### Problem details
Copy, exactly as written, the lines that begin at the one containing "Write the React, TypeScript" and end at the one containing "Line, XAxis, YAxis". Skip any pictures in the data below.

[Collection entries]
* * *

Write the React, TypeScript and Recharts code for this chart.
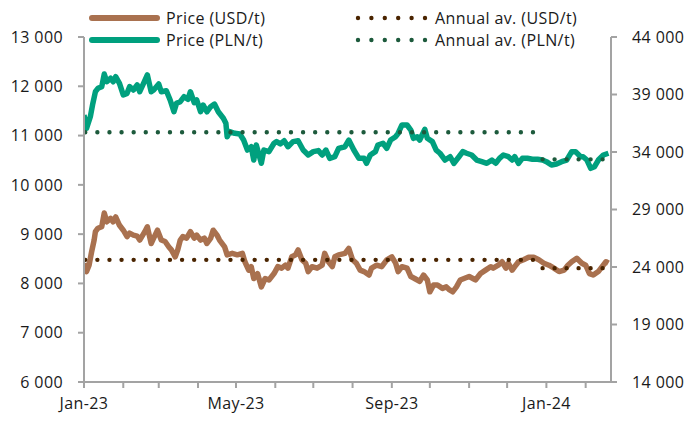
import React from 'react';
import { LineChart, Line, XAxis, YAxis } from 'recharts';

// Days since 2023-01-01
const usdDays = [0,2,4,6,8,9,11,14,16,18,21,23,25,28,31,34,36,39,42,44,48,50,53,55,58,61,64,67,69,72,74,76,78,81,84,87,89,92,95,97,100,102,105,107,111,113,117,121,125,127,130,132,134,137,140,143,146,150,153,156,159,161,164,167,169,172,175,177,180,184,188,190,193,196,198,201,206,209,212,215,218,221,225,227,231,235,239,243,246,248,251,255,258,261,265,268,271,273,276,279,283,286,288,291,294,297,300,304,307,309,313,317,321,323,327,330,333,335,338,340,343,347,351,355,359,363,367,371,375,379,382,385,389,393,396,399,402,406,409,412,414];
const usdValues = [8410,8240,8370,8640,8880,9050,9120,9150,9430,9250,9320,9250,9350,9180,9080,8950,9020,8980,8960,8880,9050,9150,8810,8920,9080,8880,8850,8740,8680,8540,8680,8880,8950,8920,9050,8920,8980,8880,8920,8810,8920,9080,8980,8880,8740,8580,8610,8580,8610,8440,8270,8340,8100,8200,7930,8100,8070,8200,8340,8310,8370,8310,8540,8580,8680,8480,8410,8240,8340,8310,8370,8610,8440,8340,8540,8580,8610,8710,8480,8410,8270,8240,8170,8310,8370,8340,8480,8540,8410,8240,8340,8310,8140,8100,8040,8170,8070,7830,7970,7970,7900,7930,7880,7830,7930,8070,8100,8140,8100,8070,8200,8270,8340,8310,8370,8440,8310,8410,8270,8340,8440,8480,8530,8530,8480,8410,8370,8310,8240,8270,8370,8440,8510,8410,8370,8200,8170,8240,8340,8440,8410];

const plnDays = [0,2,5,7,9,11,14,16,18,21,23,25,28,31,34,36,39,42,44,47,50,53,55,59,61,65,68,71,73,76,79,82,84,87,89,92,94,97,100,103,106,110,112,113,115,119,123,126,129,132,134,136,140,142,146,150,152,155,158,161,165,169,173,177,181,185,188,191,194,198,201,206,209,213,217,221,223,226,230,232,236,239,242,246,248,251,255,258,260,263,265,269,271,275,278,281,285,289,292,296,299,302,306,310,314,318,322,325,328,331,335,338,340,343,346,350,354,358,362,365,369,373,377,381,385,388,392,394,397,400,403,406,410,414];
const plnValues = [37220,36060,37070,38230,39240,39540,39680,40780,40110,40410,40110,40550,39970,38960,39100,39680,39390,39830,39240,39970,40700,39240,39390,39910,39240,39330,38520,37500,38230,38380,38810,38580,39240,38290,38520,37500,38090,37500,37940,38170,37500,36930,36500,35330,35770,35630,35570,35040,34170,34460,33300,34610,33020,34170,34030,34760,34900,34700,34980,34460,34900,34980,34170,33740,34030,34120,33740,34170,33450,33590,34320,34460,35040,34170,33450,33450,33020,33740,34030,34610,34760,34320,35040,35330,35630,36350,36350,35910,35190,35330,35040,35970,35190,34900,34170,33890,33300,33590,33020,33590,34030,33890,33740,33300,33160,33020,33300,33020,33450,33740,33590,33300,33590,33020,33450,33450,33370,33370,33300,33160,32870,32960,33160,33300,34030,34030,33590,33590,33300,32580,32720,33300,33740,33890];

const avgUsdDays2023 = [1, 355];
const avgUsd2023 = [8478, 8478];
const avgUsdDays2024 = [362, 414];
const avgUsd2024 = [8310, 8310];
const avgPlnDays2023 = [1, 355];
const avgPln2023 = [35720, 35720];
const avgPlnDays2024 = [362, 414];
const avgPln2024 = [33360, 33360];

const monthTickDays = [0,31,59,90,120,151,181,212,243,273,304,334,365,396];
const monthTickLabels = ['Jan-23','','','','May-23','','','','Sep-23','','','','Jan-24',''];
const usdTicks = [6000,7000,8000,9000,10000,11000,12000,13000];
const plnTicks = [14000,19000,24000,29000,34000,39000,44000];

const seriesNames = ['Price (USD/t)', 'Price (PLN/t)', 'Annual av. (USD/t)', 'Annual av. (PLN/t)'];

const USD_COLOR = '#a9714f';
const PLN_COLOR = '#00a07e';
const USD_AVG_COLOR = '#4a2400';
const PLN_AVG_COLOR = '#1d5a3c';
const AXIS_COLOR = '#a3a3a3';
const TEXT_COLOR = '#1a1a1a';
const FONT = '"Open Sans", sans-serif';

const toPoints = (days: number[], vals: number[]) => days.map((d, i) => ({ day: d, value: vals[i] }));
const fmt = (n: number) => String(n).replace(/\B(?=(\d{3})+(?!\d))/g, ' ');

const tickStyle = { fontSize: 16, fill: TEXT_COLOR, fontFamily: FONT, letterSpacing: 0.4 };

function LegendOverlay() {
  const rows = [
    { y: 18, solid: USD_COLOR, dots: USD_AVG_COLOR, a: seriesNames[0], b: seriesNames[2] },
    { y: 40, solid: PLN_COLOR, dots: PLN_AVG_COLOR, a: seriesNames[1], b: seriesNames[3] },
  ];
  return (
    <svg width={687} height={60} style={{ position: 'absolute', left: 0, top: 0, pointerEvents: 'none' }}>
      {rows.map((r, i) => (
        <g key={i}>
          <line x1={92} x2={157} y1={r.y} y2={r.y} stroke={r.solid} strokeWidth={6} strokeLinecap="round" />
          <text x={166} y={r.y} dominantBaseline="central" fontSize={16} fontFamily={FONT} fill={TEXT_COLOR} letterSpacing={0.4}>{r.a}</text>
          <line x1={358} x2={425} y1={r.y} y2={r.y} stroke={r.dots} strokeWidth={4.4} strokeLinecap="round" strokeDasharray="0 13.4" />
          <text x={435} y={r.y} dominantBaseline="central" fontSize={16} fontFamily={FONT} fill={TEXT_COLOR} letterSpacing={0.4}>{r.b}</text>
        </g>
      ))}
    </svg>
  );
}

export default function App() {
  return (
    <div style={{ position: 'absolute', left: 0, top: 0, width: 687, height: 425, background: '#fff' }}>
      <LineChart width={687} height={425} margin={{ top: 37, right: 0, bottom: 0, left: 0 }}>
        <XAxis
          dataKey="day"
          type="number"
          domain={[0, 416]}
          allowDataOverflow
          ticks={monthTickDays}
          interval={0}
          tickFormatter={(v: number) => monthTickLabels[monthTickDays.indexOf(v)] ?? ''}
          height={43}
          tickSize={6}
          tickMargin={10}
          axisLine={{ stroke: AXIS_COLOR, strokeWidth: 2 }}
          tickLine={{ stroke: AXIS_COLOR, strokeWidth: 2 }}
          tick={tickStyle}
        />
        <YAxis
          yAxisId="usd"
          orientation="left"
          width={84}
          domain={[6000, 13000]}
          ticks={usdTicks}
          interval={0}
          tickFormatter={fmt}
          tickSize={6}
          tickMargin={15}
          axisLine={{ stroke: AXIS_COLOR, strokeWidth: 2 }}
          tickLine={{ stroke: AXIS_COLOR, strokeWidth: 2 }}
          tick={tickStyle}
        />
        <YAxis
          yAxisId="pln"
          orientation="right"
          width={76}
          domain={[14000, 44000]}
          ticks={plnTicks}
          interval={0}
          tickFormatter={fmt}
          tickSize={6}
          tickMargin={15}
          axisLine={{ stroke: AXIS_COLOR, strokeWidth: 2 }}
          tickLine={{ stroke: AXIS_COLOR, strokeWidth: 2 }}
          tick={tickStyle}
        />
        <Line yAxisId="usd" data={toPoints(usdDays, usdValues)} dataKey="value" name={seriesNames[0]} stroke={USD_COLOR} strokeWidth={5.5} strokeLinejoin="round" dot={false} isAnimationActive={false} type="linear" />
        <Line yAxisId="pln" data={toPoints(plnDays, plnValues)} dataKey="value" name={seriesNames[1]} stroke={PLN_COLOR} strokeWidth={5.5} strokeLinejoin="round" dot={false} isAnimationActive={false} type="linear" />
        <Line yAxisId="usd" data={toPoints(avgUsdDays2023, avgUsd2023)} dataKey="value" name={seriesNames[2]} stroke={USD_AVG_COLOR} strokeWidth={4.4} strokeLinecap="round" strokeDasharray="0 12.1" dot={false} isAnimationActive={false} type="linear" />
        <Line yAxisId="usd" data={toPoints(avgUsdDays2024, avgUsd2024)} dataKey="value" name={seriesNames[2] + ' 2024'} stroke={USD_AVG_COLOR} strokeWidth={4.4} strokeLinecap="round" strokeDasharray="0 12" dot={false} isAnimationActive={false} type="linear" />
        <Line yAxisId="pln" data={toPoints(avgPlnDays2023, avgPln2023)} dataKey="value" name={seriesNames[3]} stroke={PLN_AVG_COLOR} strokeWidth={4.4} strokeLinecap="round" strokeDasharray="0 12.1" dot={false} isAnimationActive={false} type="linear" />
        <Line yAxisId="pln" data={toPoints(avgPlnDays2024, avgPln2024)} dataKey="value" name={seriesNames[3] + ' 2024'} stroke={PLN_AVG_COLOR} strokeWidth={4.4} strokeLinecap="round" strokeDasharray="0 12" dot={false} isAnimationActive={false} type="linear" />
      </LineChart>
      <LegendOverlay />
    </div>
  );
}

* * *

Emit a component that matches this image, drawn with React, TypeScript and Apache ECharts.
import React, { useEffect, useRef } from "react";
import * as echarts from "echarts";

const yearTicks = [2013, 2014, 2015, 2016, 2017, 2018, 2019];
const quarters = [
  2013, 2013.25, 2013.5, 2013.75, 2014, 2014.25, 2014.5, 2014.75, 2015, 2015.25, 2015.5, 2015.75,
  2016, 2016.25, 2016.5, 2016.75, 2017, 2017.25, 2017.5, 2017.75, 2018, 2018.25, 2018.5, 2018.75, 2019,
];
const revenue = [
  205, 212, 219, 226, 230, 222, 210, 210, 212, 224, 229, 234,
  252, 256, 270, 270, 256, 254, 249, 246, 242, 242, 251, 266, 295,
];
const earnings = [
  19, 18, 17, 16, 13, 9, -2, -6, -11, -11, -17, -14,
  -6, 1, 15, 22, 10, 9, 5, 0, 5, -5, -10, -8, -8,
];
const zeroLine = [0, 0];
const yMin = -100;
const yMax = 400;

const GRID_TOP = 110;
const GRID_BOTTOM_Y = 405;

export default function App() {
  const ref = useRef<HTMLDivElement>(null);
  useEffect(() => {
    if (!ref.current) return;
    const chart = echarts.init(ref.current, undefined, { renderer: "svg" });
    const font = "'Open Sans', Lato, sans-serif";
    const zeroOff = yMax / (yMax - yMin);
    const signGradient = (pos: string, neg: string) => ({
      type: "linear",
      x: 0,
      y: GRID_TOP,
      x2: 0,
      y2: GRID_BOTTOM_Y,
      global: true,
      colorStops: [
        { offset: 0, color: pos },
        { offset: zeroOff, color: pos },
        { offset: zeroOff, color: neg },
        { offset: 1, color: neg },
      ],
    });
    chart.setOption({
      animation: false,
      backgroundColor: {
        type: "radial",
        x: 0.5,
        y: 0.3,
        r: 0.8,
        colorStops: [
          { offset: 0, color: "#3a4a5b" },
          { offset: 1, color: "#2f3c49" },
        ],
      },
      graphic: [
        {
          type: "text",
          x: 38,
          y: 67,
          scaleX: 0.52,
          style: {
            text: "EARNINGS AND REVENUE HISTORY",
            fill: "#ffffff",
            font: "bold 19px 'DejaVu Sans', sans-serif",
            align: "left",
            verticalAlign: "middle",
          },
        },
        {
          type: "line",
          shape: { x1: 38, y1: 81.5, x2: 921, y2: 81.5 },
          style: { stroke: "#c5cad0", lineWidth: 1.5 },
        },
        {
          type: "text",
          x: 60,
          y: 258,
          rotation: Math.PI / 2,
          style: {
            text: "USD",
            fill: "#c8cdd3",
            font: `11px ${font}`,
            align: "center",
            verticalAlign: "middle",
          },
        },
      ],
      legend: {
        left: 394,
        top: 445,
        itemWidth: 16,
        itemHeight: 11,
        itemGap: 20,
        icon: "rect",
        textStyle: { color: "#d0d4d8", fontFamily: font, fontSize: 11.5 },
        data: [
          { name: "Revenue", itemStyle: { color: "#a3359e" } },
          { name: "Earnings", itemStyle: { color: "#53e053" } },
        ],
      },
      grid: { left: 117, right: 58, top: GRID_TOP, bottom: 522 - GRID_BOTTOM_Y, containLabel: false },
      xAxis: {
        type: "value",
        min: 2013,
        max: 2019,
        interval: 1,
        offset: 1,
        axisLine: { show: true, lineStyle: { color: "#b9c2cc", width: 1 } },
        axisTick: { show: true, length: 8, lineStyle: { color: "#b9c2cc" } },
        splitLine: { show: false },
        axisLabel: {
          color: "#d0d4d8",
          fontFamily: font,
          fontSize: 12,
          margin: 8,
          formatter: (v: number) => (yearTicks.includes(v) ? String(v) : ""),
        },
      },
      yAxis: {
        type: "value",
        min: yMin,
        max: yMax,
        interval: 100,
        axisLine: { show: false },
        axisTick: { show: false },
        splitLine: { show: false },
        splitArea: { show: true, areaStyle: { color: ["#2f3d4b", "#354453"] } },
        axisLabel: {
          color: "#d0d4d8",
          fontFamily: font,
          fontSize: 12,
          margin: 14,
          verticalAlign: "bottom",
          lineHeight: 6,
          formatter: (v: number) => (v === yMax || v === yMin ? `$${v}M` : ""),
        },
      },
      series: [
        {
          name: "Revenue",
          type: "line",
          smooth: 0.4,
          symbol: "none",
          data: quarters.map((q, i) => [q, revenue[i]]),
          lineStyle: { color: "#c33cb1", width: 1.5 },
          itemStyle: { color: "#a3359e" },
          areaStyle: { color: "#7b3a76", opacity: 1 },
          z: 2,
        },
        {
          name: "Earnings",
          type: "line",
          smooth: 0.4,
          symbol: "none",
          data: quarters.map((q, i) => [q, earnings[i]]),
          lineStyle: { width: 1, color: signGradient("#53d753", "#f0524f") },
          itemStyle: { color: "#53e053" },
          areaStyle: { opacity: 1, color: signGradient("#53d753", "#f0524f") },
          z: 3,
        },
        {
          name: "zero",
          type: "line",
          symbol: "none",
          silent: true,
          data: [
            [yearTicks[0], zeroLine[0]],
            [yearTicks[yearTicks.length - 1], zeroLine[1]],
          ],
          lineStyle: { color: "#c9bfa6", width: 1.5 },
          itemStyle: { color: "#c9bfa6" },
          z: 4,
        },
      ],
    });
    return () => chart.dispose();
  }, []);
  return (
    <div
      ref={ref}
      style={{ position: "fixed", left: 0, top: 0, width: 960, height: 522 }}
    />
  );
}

* * *

### Solved exercise
Write the React, TypeScript and Recharts code for this chart.
import React from 'react';
import { LineChart, Line, XAxis, YAxis } from 'recharts';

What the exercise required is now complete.